Without changing a character, return the entries, but not the images they hold.

>> Begin Material supplied

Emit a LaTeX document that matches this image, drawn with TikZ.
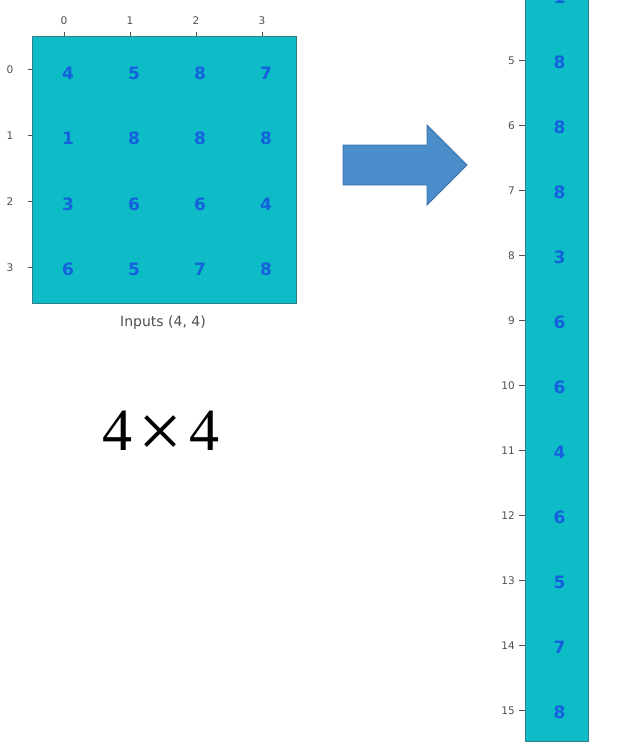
\documentclass[tikz,border=0pt]{standalone}
\usepackage{fontspec}
\newfontfamily\mpl{DejaVu Sans}
\newfontfamily\mplb{DejaVu Sans Bold}
\newfontfamily\serifd{Liberation Serif}
\definecolor{cellfill}{HTML}{0DBCC6}
\definecolor{cellnum}{HTML}{1560DC}
\definecolor{edgec}{HTML}{2E7F86}
\definecolor{tickc}{HTML}{505050}
\definecolor{arrfill}{HTML}{4A8DCB}
\definecolor{arredge}{HTML}{3A70A8}
\begin{document}
\begin{tikzpicture}[x=1pt,y=-1pt,
  num/.style={font=\mplb\fontsize{17}{17}\selectfont, text=cellnum, inner sep=0},
  ticklab/.style={font=\mpl\fontsize{10.5}{11}\selectfont, text=tickc, inner sep=0},
  tickmark/.style={draw=tickc, line width=0.7pt},
  panel/.style={fill=cellfill, draw=edgec, line width=0.9pt},
  bigdigit/.style={font=\serifd\fontsize{60}{60}\selectfont, inner sep=0, anchor=base}]
\useasboundingbox (0,0) rectangle (616,752);
\clip (0,0) rectangle (616,752);
\fill[white] (0,0) rectangle (616,752);
% left matrix
\draw[panel] (32,36) rectangle (296,303);
\foreach \v [count=\i from 0] in {4,5,8,7,1,8,8,8,3,6,6,4,6,5,7,8}{
  \pgfmathtruncatemacro{\r}{int(\i/4)}
  \pgfmathtruncatemacro{\c}{mod(\i,4)}
  \node[num] (m\r\c) at ({68+66*\c},{73+65.5*\r}) {\v};
}
\foreach \j in {0,...,3}{
  \node[ticklab] (tx\j) at ({64+66*\j},21) {\j};
  \draw[tickmark] ({64+66*\j},32) -- ({64+66*\j},36);
  \node[ticklab, anchor=east] (ty\j) at (13.5,{70+66*\j}) {\j};
  \draw[tickmark] (28,{69+66*\j}) -- (32,{69+66*\j});
}
\node[font=\mpl\fontsize{14}{16}\selectfont, text=tickc] (lbl) at (163,323) {Inputs (4, 4)};
% 4 x 4
\node[bigdigit] (d1) at (117,450) {4};
\node[font=\serifd\fontsize{78}{78}\selectfont, inner sep=0] (times) at (160.5,437) {×};
\node[bigdigit] (d2) at (204,450) {4};
% arrow
\draw[fill=arrfill, draw=arredge, line width=0.8pt, line join=miter]
  (343,145) -- (427,145) -- (427,125) -- (467,165) -- (427,205) -- (427,185) -- (343,185) -- cycle;
% right column (rows 4..15 visible; the top runs off the page)
\draw[panel] (525,-20) rectangle (588,741);
\foreach \v [count=\i from 4] in {1,8,8,8,3,6,6,4,6,5,7,8}{
  \node[num] (f\i) at (559.5,{712-65*(15-\i)}) {\v};
  \node[ticklab, anchor=east] (fy\i) at (515,{710.5-65*(15-\i)}) {\i};
  \draw[tickmark] (519,{710-65*(15-\i)}) -- (525,{710-65*(15-\i)});
}
\end{tikzpicture}
\end{document}
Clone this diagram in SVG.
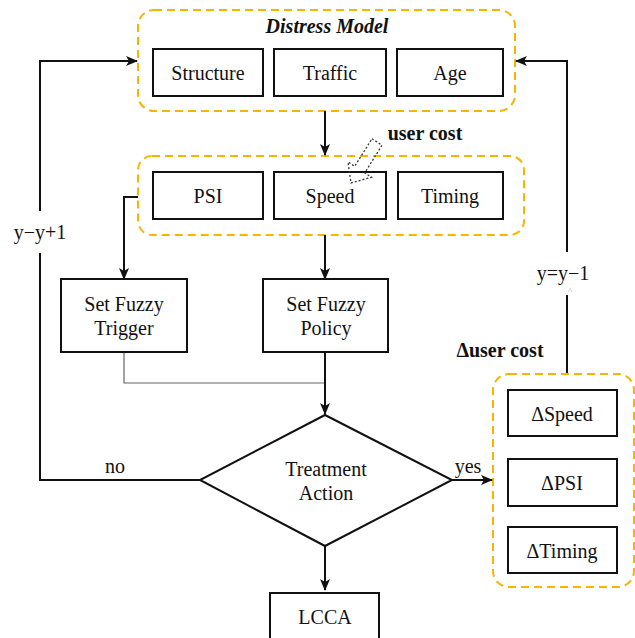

>> End Material supplied

Reply to the task:
Emit a LaTeX document that matches this image, drawn with TikZ.
\documentclass[tikz,border=0pt]{standalone}
\usepackage{fontspec}
\newfontfamily\mpl{DejaVu Sans}
\newfontfamily\mplb{DejaVu Sans Bold}
\newfontfamily\serifd{Liberation Serif}
\definecolor{cellfill}{HTML}{0DBCC6}
\definecolor{cellnum}{HTML}{1560DC}
\definecolor{edgec}{HTML}{2E7F86}
\definecolor{tickc}{HTML}{505050}
\definecolor{arrfill}{HTML}{4A8DCB}
\definecolor{arredge}{HTML}{3A70A8}
\begin{document}
\begin{tikzpicture}[x=1pt,y=-1pt,
  num/.style={font=\mplb\fontsize{17}{17}\selectfont, text=cellnum, inner sep=0},
  ticklab/.style={font=\mpl\fontsize{10.5}{11}\selectfont, text=tickc, inner sep=0},
  tickmark/.style={draw=tickc, line width=0.7pt},
  panel/.style={fill=cellfill, draw=edgec, line width=0.9pt},
  bigdigit/.style={font=\serifd\fontsize{60}{60}\selectfont, inner sep=0, anchor=base}]
\useasboundingbox (0,0) rectangle (616,752);
\clip (0,0) rectangle (616,752);
\fill[white] (0,0) rectangle (616,752);
% left matrix
\draw[panel] (32,36) rectangle (296,303);
\foreach \v [count=\i from 0] in {4,5,8,7,1,8,8,8,3,6,6,4,6,5,7,8}{
  \pgfmathtruncatemacro{\r}{int(\i/4)}
  \pgfmathtruncatemacro{\c}{mod(\i,4)}
  \node[num] (m\r\c) at ({68+66*\c},{73+65.5*\r}) {\v};
}
\foreach \j in {0,...,3}{
  \node[ticklab] (tx\j) at ({64+66*\j},21) {\j};
  \draw[tickmark] ({64+66*\j},32) -- ({64+66*\j},36);
  \node[ticklab, anchor=east] (ty\j) at (13.5,{70+66*\j}) {\j};
  \draw[tickmark] (28,{69+66*\j}) -- (32,{69+66*\j});
}
\node[font=\mpl\fontsize{14}{16}\selectfont, text=tickc] (lbl) at (163,323) {Inputs (4, 4)};
% 4 x 4
\node[bigdigit] (d1) at (117,450) {4};
\node[font=\serifd\fontsize{78}{78}\selectfont, inner sep=0] (times) at (160.5,437) {×};
\node[bigdigit] (d2) at (204,450) {4};
% arrow
\draw[fill=arrfill, draw=arredge, line width=0.8pt, line join=miter]
  (343,145) -- (427,145) -- (427,125) -- (467,165) -- (427,205) -- (427,185) -- (343,185) -- cycle;
% right column (rows 4..15 visible; the top runs off the page)
\draw[panel] (525,-20) rectangle (588,741);
\foreach \v [count=\i from 4] in {1,8,8,8,3,6,6,4,6,5,7,8}{
  \node[num] (f\i) at (559.5,{712-65*(15-\i)}) {\v};
  \node[ticklab, anchor=east] (fy\i) at (515,{710.5-65*(15-\i)}) {\i};
  \draw[tickmark] (519,{710-65*(15-\i)}) -- (525,{710-65*(15-\i)});
}
\end{tikzpicture}
\end{document}
Clone this diagram in SVG.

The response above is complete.